All real estate lending transactions involving consumers are covered by Regulation Z. Except for real estate transactions, all credit extended in five or more installments and not in excess of $25,000 for personal, family, household or agricultural purposes is covered by the regulation. The regulation does not apply to credit extended to nonnatural persons such as corporations or governments, to credit extended for business and commercial purposes or for credit transactions with an SEC-registered broker for trading in securities and commodities. The regulation applies to new loans, refinancing or consolidation of loans. However, an assumption of a loan by a new borrower is exempt.

Notice that Regulation Z applies to consumer real estate transactions. Would a loan to renovate an apartment building be covered by the regulation? Since an apartment building is normally a business to collect rents from tenants, this would not be deemed a consumer transaction. Thus, the loan would be exempt from Regulation Z reporting requirements.

What Information Must Be Disclosed?[edit]

The law requires a lender to make several types of credit information disclosures. Two important disclosures include the finance charge and the annual percentage rate (APR). The finance charge includes a disclosure of the following: interest, finder and origination fees, discount points, service charges, credit report fees and other charges paid by the consumer directly or indirectly which are imposed as an incident to the extension of credit. Certain fees which are not in fact additional finance charges are exempt.

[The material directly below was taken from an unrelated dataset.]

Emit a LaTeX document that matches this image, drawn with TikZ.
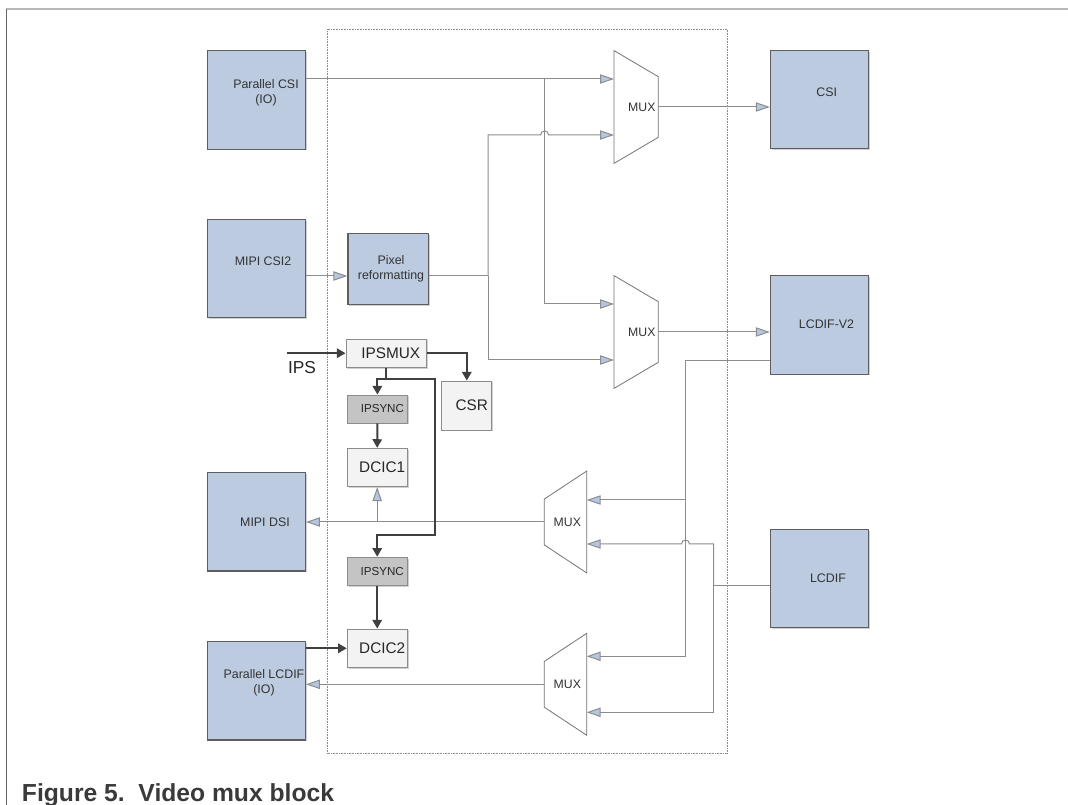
\documentclass[tikz,border=0pt]{standalone}
\usepackage{fontspec}
\setmainfont{Liberation Sans}
\usetikzlibrary{arrows.meta,calc,shadows}
\definecolor{boxblue}{HTML}{BCCBE0}
\definecolor{tipblue}{HTML}{B4C6E0}
\definecolor{lngray}{HTML}{8C8C8C}
\definecolor{bordergray}{HTML}{5E5E5E}
\definecolor{lightfill}{HTML}{F3F3F3}
\definecolor{syncfill}{HTML}{C4C4C4}
\definecolor{darkln}{HTML}{404040}
\definecolor{txt}{HTML}{333333}
\definecolor{capgray}{HTML}{3A3A3A}
\definecolor{framegray}{HTML}{B8B8B8}
\begin{document}
\begin{tikzpicture}[x=0.75pt,y=-0.75pt,
  shad/.style={drop shadow={shadow xshift=1pt,shadow yshift=-1pt,fill=black!40,opacity=0.45}},
  bluebox/.style={draw=bordergray, line width=0.8pt, fill=boxblue, minimum width=73.7pt, minimum height=73.6pt, inner sep=0pt, shad},
  bluelbl/.style={text=txt, font=\fontsize{9.3}{11.25}\selectfont, align=center, inner sep=0pt},
  litebox/.style={draw=lngray, line width=0.6pt, fill=lightfill, inner sep=0pt, text=black!85, font=\fontsize{11.5}{13}\selectfont, shad},
  syncbox/.style={litebox, fill=syncfill, font=\fontsize{8.7}{10}\selectfont},
  muxnode/.style={inner sep=0pt, text=txt, font=\fontsize{9.2}{10}\selectfont},
  muxshape/.style={draw=black!55, line width=0.6pt, fill=white},
  ln/.style={draw=lngray, line width=0.75pt},
  arr/.style={ln, -{Triangle[length=10.5pt,width=7pt,fill=tipblue]}},
  dk/.style={draw=darkln, line width=1.5pt},
  dkarr/.style={dk, -{Triangle[length=6.5pt,width=7pt]}},
  cont/.style={draw=black!45, line width=0.6pt, dash pattern=on 0.5pt off 0.7pt}
]
\useasboundingbox (0,0) rectangle (1068,805);
% frame
\draw[framegray, line width=1.8pt] (6,9) -- (1068,9);
\draw[black!60, line width=0.9pt] (6.5,9) -- (6.5,805);
% container
\draw[cont] (327,29.5) rectangle (727.7,753.5);

% blue boxes
\node[bluebox] (pcsi) at (256.3,100) {};
\node[bluebox] (mcsi2) at (256.3,268.8) {};
\node[bluebox] (mdsi) at (256.3,521.9) {};
\node[bluebox] (plcdif) at (256.3,690.9) {};
\node[bluebox] (csi) at (819.5,99.9) {};
\node[bluebox] (lcdv2) at (819.5,325) {};
\node[bluebox] (lcdif) at (819.5,578.4) {};
\node[bluebox, minimum width=60.5pt, minimum height=53.25pt] (pix) at (388.3,268.8) {};

\node[bluelbl] (pcsi-l) at (266,93) {Parallel CSI\\(IO)};
\node[bluelbl] (mcsi2-l) at (263,261) {MIPI CSI2};
\node[bluelbl] (mdsi-l) at (265,522) {MIPI DSI};
\node[bluelbl] (plcdif-l) at (264,683) {Parallel LCDIF\\(IO)};
\node[bluelbl] (csi-l) at (826.7,92.3) {CSI};
\node[bluelbl] (lcdv2-l) at (826.5,324.3) {LCDIF-V2};
\node[bluelbl] (lcdif-l) at (828,578) {LCDIF};
\node[bluelbl] (pix-l) at (391,268.5) {Pixel\\reformatting};

% light boxes
\node[litebox, minimum width=60.5pt, minimum height=21.2pt] (ipsmux) at (386.3,353.2) {\hspace*{6.75pt}IPSMUX};
\node[syncbox, minimum width=45.2pt, minimum height=21pt] (ipsync1) at (377.4,409) {\hspace*{7.5pt}IPSYNC};
\node[litebox, minimum width=45pt, minimum height=28.8pt] (dcic1) at (377.2,467.5) {\hspace*{7.5pt}DCIC1};
\node[syncbox, minimum width=45pt, minimum height=21pt] (ipsync2) at (377.2,571.2) {\hspace*{7.5pt}IPSYNC};
\node[litebox, minimum width=45pt, minimum height=29pt] (dcic2) at (377.2,648.3) {\hspace*{7.5pt}DCIC2};
\node[litebox, minimum width=37.6pt, minimum height=36.75pt] (csr) at (466.8,405.5) {\hspace*{7.5pt}CSR};

% muxes
\node[muxnode, minimum width=32.7pt, minimum height=84.2pt] (m1) at (636.1,107) {};
\node[muxnode, minimum width=32.7pt, minimum height=84.2pt] (m2) at (636.1,332) {};
\node[muxnode, minimum width=31.35pt, minimum height=76pt] (m3) at (565.5,522) {};
\node[muxnode, minimum width=31.35pt, minimum height=76pt] (m4) at (565.5,684.3) {};
\draw[muxshape] (m1.north west) -- ($(m1.north east)+(0,26)$) -- ($(m1.south east)+(0,-26)$) -- (m1.south west) -- cycle;
\draw[muxshape] (m2.north west) -- ($(m2.north east)+(0,26)$) -- ($(m2.south east)+(0,-26)$) -- (m2.south west) -- cycle;
\draw[muxshape] (m3.north east) -- (m3.south east) -- ($(m3.south west)+(0,-28)$) -- ($(m3.north west)+(0,28)$) -- cycle;
\draw[muxshape] (m4.north east) -- (m4.south east) -- ($(m4.south west)+(0,-28)$) -- ($(m4.north west)+(0,28)$) -- cycle;
\node[muxnode] (m1-l) at (641.8,107) {MUX};
\node[muxnode] (m2-l) at (641.8,332) {MUX};
\node[muxnode] (m3-l) at (567.3,522) {MUX};
\node[muxnode] (m4-l) at (567.3,684.3) {MUX};

% coordinates
\coordinate (m1a) at ($(m1.west)+(0,-28)$);
\coordinate (m1b) at ($(m1.west)+(0,28)$);
\coordinate (m2a) at ($(m2.west)+(0,-28)$);
\coordinate (m2b) at ($(m2.west)+(0,28)$);
\coordinate (m3a) at ($(m3.east)+(0,-22)$);
\coordinate (m3b) at ($(m3.east)+(0,22)$);
\coordinate (m4a) at ($(m4.east)+(0,-28)$);
\coordinate (m4b) at ($(m4.east)+(0,28)$);
\coordinate (vA) at (544.6,0);
\coordinate (vB) at (488.2,0);
\coordinate (vC) at (685.5,0);
\coordinate (vD) at (713.5,0);
\coordinate (vE) at (435,0);
\coordinate (pxo) at ([yshift=-5.4pt]pix.east);
\coordinate (lv) at ([yshift=-26.8pt]lcdv2.west);
\coordinate (lf) at ([yshift=-5.3pt]lcdif.west);

% gray connectors
\draw[arr] (pcsi.east |- m1a) -- (m1a);
\draw[arr] (vA |- m1a) -- (vA |- m2a) -- (m2a);
\draw[arr] (mcsi2.east |- pxo) -- (pix.west |- pxo);
\draw[ln] (pxo) -- (vB |- pxo);
\draw[arr] (vB |- pxo) -- (vB |- m1b) -- ($(vA |- m1b)+(-4,0)$) .. controls +(0,-5.3) and +(0,-5.3) .. ($(vA |- m1b)+(4,0)$) -- (m1b);
\draw[arr] (vB |- pxo) -- (vB |- m2b) -- (m2b);
\draw[arr] (m1.east) -- (csi.west |- m1.east);
\draw[arr] (m2.east) -- (lcdv2.west |- m2.east);
\draw[arr] (lv) -- (vC |- lv) -- (vC |- m4a) -- (m4a);
\draw[arr] (vC |- m3a) -- (m3a);
\draw[ln] (lf) -- (vD |- lf);
\draw[arr] (vD |- lf) -- (vD |- m3b) -- ($(vC |- m3b)+(4,0)$) .. controls +(0,-5.3) and +(0,-5.3) .. ($(vC |- m3b)+(-4,0)$) -- (m3b);
\draw[arr] (vD |- lf) -- (vD |- m4b) -- (m4b);
\draw[arr] (m3.west) -- (mdsi.east |- m3.west);
\draw[arr] (dcic1.south |- m3.west) -- (dcic1.south);
\draw[arr] (m4.west) -- (plcdif.east |- m4.west);

% dark connectors
\coordinate (ipsin) at (287,353.2);
\coordinate (j1) at ($(ipsmux.south)+(0,11)$);
\coordinate (j3) at (435,535);
\node[text=black!85, font=\fontsize{13}{15}\selectfont, inner sep=0pt] (ips-l) at (302,367.5) {IPS};
\draw[dkarr] (ipsin) -- (ipsmux.west);
\draw[dkarr] (ipsmux.east) -| (csr.north);
\draw[dk] (ipsmux.south) -- (j1);
\draw[dkarr] (j1) -| (ipsync1.north);
\draw[dkarr] (j1) -- (vE |- j1) -- (j3) -| (ipsync2.north);
\draw[dkarr] (ipsync1.south) -- (dcic1.north);
\draw[dkarr] (ipsync2.south) -- (dcic2.north);
\draw[dkarr] (plcdif.east |- dcic2.west) -- (dcic2.west);

% caption
\node[anchor=base west, inner sep=0pt, text=capgray, font=\fontsize{18.5}{20}\selectfont\bfseries] (cap) at (21.7,801.5) {Figure 5.\ \ Video mux block};
\end{tikzpicture}
\end{document}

These charges may include various title examination fees, escrow requirements and appraisal fees.

To determine the charges which are covered or exempt, Regulation Z should be examined by anyone extending credit to consumers. (Note: this includes brokers, professionals and craftsmen as will as financial intermediaries, unless exempt.) The APR is the yearly cost of credit stated to the nearest one-eighth of 1 percentage point in regular transactions and the nearest one-fourth of 1 percentage point in irregular transactions.

A transaction is irregular if repayment is in uneven amounts or the loan is made in multiple advances. The APR is usually different from the contract or nominal rate of interest and includes the impact on the effective rate from discount points and other charges. The calculation of the APR is complex and involves the use of actuarial tables which are available from the Federal Reserve and member banks.


Tom borrows $1,000 from Holly which is repayable in one payment at the end of the year. The loan is to finance a real estate purchase. They agree to a contract rate of 10% plus four discount points. What is the APR?

Actual Amount Borrowed:
1,000 - $40 (discount points) = $960

Amount to be paid back:
$1,000 + $100 (contract interest) = $1,100

Actual Interest:
$1,100 - $960 = $140
$140 / $960 = 14.58%

This calculation would differ depending on the term of the loan and the amortization period. If the interest is collected in the beginning, the APR could be twice the contract rate. If the loan involves variable payments, then the creditor must disclose how the payments may change, including the index that is being used, limitations on increases and an example illustrating how payments would change in a given increase.

In addition to the finance charge and the APR, anyone extending credit must also disclose such information as the number, amount and time that the installments are due, description of the penalties and charges for prepayment and the description of the security which is used as collateral, as in refinancing or using a second mortgage to obtain equity. The consumer has three business days to rescind (cancel) the credit transaction. This right of rescission does not apply to credit which was used to purchase the home originally.